Bareskrim Polri menerima tiga laporan polisi terhadap Edy Mulyadi terkait pernyataannya tentang Ibu Kota Negara (IKN) 'tempat jin buang anak'. Laporan tersebut berasal dari elemen masyarakat di Polda Kalimantan Timur, Polda Kalimantan Barat dan Polda Sumatra Utara. Selain itu menerima 16 pengaduan dan 18 pernyataan sikap.
Ketiga laporan tersebut ditarik ke Bareskrim Polri, hingga tanggal 26 Januari, penyidik menaikkan status perkara dari penyelidikan ke penyidikan. “Setelah dilakukan gelar perkara, hasil dari penyidikan menetapkan EM sebagai tersangka,” ujar Kepala Biro Penerangan Masyarakat (Karo Penmas) Humas Mabes Polri Brigadir Jenderal (Brigjen) Ahmad Ramadhan di Bareskrim Polri, Jakarta, Senin (31/1/2022).
Kasus yang menyeret Edy Mulyadi ini berawal dari komentar terbuka tentang penolakan pemindahan ibu kota negara, dari Jakarta ke Kalimantan Timur (Kaltim).
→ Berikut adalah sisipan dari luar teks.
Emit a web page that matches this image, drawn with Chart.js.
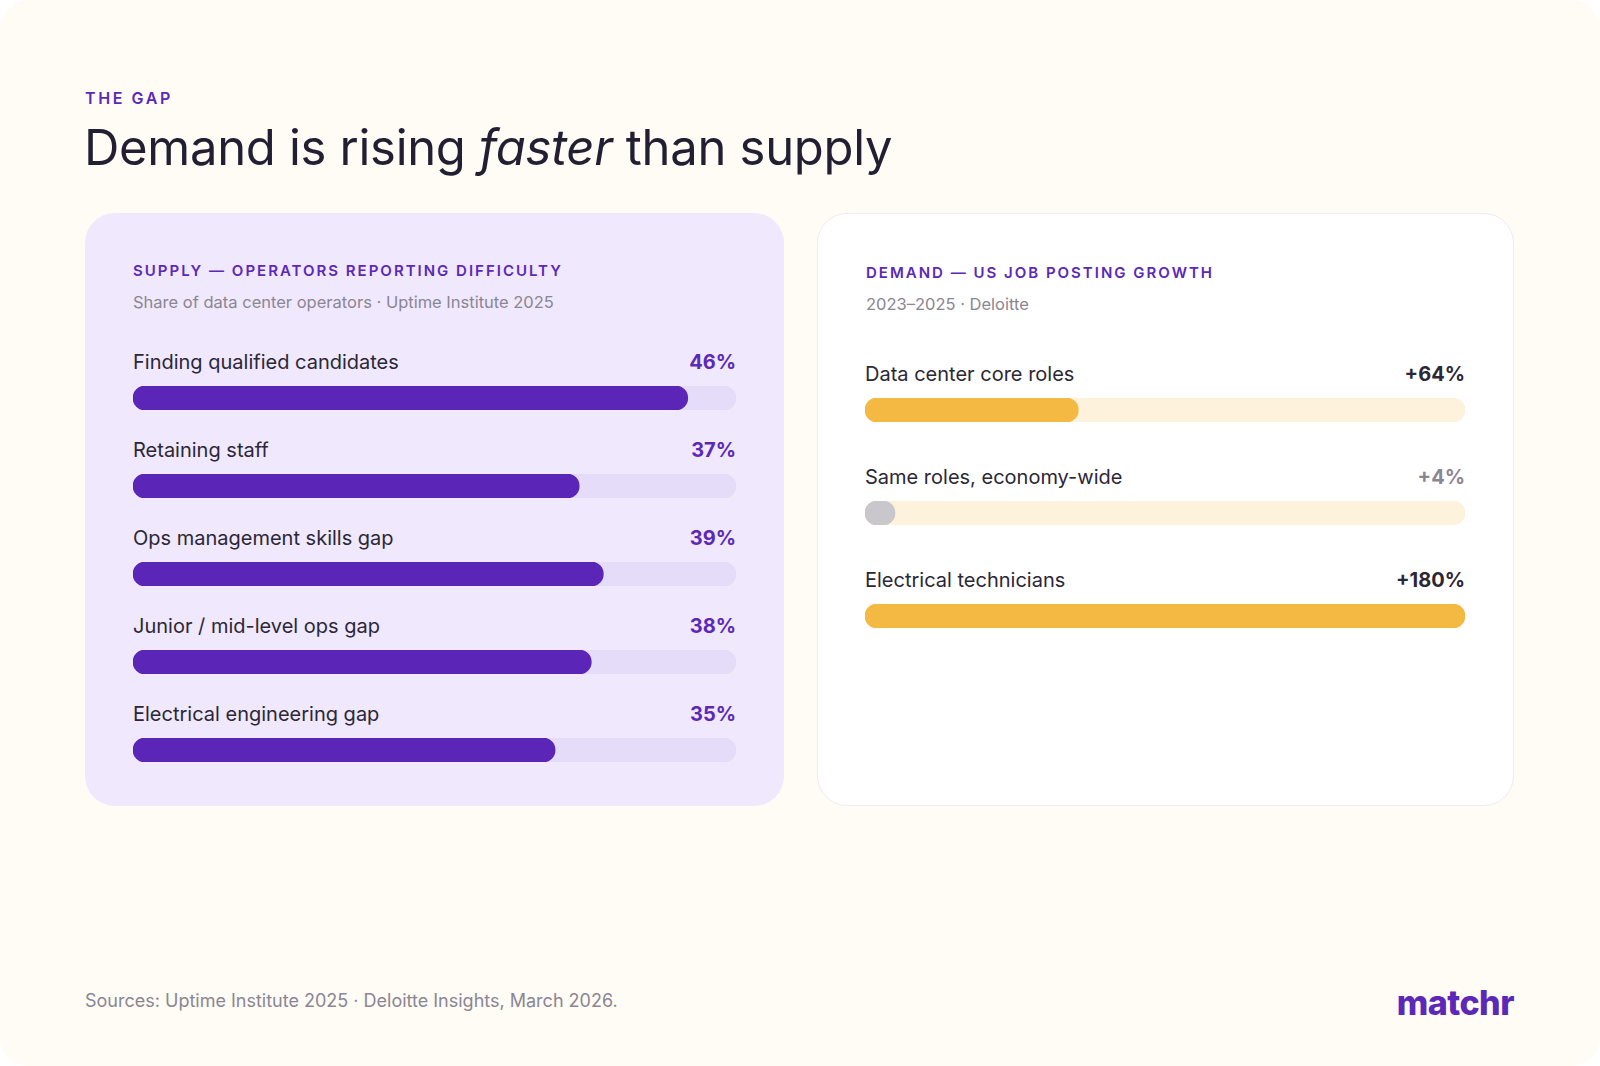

Edy Mulyadi, dalam video yang tersebar di medsos dan Youtube mengucapkan kalimat-kalimat penolakan yang dinilai menghina masyarakat di Kalimantan.
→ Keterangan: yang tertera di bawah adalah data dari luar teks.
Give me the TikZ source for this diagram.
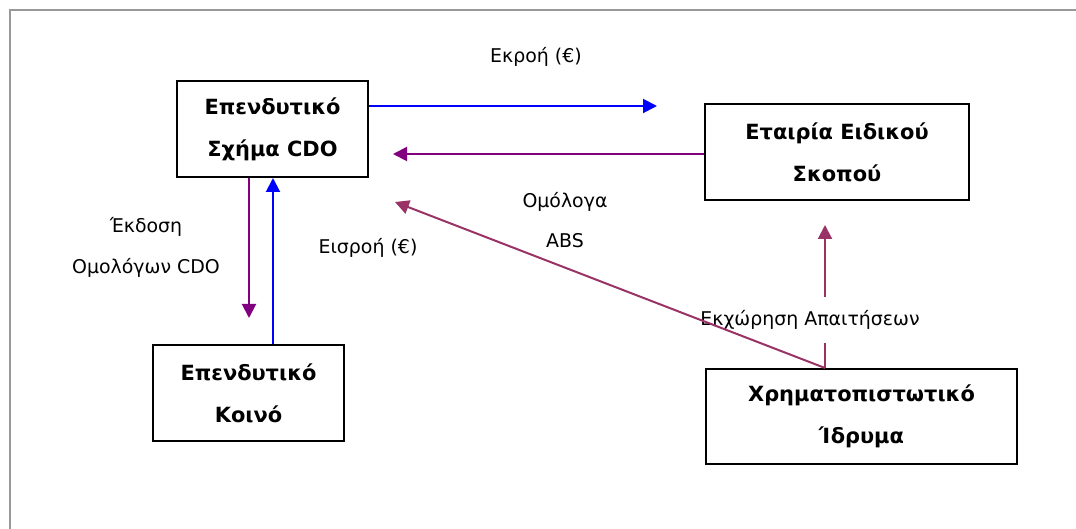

Edy Mulyadi menyebut wilayah ibu kota baru tersebut sebagai daerah yang tak layak dihuni oleh kalangan manusia dengan menyebut daerah ibu kota baru sebagai tempat ‘jin buang anak’. Edy Mulyadi juga menyebut wilayah ibu kota baru itu sebagai pasar yang dihuni makhluk-makhluk gaib. “Kalau pasarnya kuntilanak, generuwo, ngapain ngebangun di sana (Kalimantan),” kata Edy.
Edy Mulyadi telah mengklarifikasi pernyataannya dan menyebut maksud 'jin buang anak' adalah tempat yang jauh.